Source code of charts:

+++

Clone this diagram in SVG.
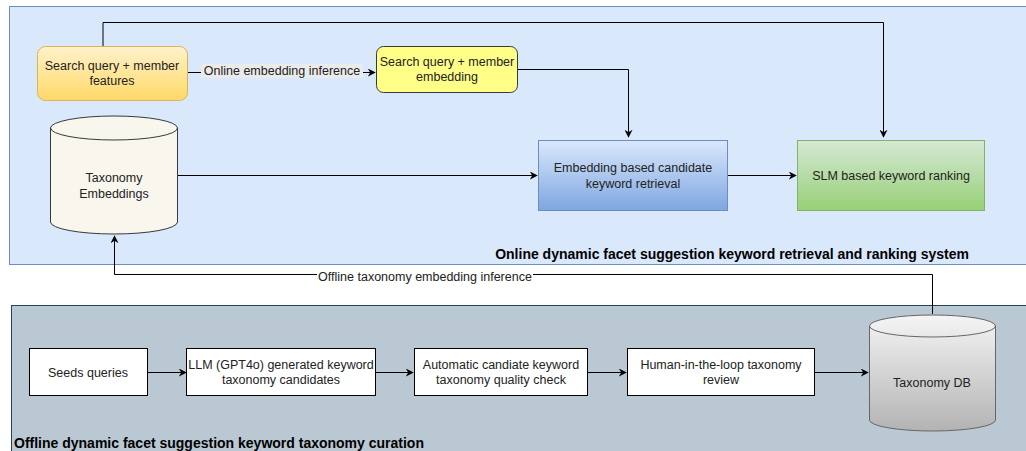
<svg xmlns="http://www.w3.org/2000/svg" width="1026" height="451" viewBox="0 0 1026 451">
<defs>
<linearGradient id="gOrange" x1="0" y1="0" x2="0" y2="1"><stop offset="0" stop-color="#fff2cc"/><stop offset="1" stop-color="#ffd966"/></linearGradient>
<linearGradient id="gBlue" x1="0" y1="0" x2="0" y2="1"><stop offset="0" stop-color="#dae8fc"/><stop offset="1" stop-color="#7ea6e0"/></linearGradient>
<linearGradient id="gGreen" x1="0" y1="0" x2="0" y2="1"><stop offset="0" stop-color="#d5e8d4"/><stop offset="1" stop-color="#97d077"/></linearGradient>
<linearGradient id="gGray" x1="0" y1="0" x2="0" y2="1"><stop offset="0" stop-color="#f5f5f5"/><stop offset="1" stop-color="#b3b3b3"/></linearGradient>
<marker id="arr" viewBox="0 0 10 10" refX="9" refY="5" markerWidth="8" markerHeight="8" markerUnits="userSpaceOnUse" orient="auto"><path d="M0,0 L10,5 L0,10 L3,5 Z" fill="#000"/></marker>
</defs>
<style>
text{font-family:"Liberation Sans",Arial,sans-serif;font-size:12.5px;fill:#222;text-anchor:middle}
.title{font-weight:bold;font-size:14px;fill:#000}
.edge{fill:none;stroke:#000;stroke-width:1}
.box{fill:#fff;stroke:#000;stroke-width:1}
</style>
<rect width="1026" height="451" fill="#fff"/>
<g id="online-container">
<rect x="9.5" y="6.5" width="1030" height="258" fill="#dae8fc" stroke="#6c8ebf"/>
<text class="title" x="969" y="259" text-anchor="end" style="text-anchor:end">Online dynamic facet suggestion keyword retrieval and ranking system</text>
</g>
<g id="offline-container">
<rect x="11.5" y="305.5" width="1030" height="160" fill="#bac8d3" stroke="#23445d"/>
<text class="title" x="14" y="448" style="text-anchor:start">Offline dynamic facet suggestion keyword taxonomy curation</text>
</g>
<g id="connectors">
<path class="edge" d="M103,46 V22.5 H883.5 V137" marker-end="url(#arr)"/>
<path class="edge" d="M517,69.5 H628.5 V137" marker-end="url(#arr)"/>
<path class="edge" d="M187,72.5 H375" marker-end="url(#arr)"/>
<rect x="201" y="64" width="162" height="14" fill="#ebebeb"/>
<text x="282" y="75">Online embedding inference</text>
<path class="edge" d="M177,175.5 H537" marker-end="url(#arr)"/>
<path class="edge" d="M727,175.5 H796" marker-end="url(#arr)"/>
<path class="edge" d="M932.5,314 V274.5 H114.5 V236" marker-end="url(#arr)"/>
<rect x="317" y="270" width="216" height="13" fill="#fff"/>
<text x="425" y="281">Offline taxonomy embedding inference</text>
<path class="edge" d="M148,372.5 H186" marker-end="url(#arr)"/>
<path class="edge" d="M376,372.5 H413" marker-end="url(#arr)"/>
<path class="edge" d="M588,372.5 H626" marker-end="url(#arr)"/>
<path class="edge" d="M814,372.5 H868" marker-end="url(#arr)"/>
</g>
<g id="features">
<rect x="37.5" y="46.5" width="150" height="54" rx="8" fill="url(#gOrange)" stroke="#d6b656"/>
<text x="112" y="70">Search query + member</text>
<text x="112" y="85">features</text>
</g>
<g id="embedding">
<rect x="376.5" y="46.5" width="141" height="46" rx="7" fill="#ffff88" stroke="#36393d"/>
<text x="447" y="66">Search query + member</text>
<text x="447" y="81">embedding</text>
</g>
<g id="taxonomy-embeddings">
<path d="M50.5,128 A63.5,12 0 0 1 177.5,128 V222 A63.5,12 0 0 1 50.5,222 Z" fill="#f9f7ed" stroke="#36393d"/>
<path d="M50.5,128 A63.5,12 0 0 0 177.5,128" fill="none" stroke="#36393d"/>
<text x="114" y="182">Taxonomy</text>
<text x="114" y="198">Embeddings</text>
</g>
<g id="retrieval">
<rect x="538.5" y="140.5" width="189" height="70" fill="url(#gBlue)" stroke="#6c8ebf"/>
<text x="633" y="172">Embedding based candidate</text>
<text x="633" y="188">keyword retrieval</text>
</g>
<g id="ranking">
<rect x="797.5" y="140.5" width="187" height="70" fill="url(#gGreen)" stroke="#82b366"/>
<text x="891" y="180">SLM based keyword ranking</text>
</g>
<g id="seeds">
<rect class="box" x="29.5" y="348.5" width="118" height="47"/>
<text x="88" y="377">Seeds queries</text>
</g>
<g id="llm">
<rect class="box" x="186.5" y="348.5" width="189" height="47"/>
<text x="281" y="369">LLM (GPT4o) generated keyword</text>
<text x="281" y="384">taxonomy candidates</text>
</g>
<g id="quality">
<rect class="box" x="414.5" y="348.5" width="173" height="47"/>
<text x="501" y="369">Automatic candiate keyword</text>
<text x="501" y="384">taxonomy quality check</text>
</g>
<g id="human">
<rect class="box" x="627.5" y="348.5" width="187" height="47"/>
<text x="721" y="369">Human-in-the-loop taxonomy</text>
<text x="721" y="384">review</text>
</g>
<g id="taxonomy-db">
<path d="M869.5,326 A63,11 0 0 1 995.5,326 V420 A63,11 0 0 1 869.5,420 Z" fill="url(#gGray)" stroke="#666"/>
<path d="M869.5,326 A63,11 0 0 0 995.5,326" fill="none" stroke="#666"/>
<text x="932" y="387">Taxonomy DB</text>
</g>
</svg>
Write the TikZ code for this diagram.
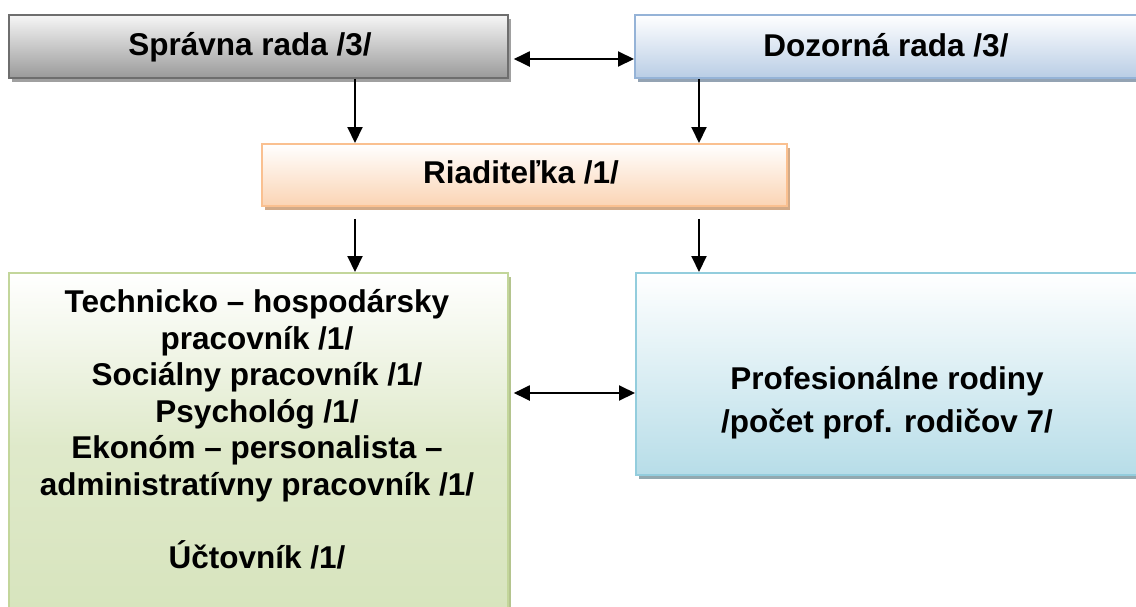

+++

**Problem details:** Write out every line of the listing that holds the word "this".

**Problem solution:**
Clone this diagram in SVG.
Write the TikZ code for this diagram.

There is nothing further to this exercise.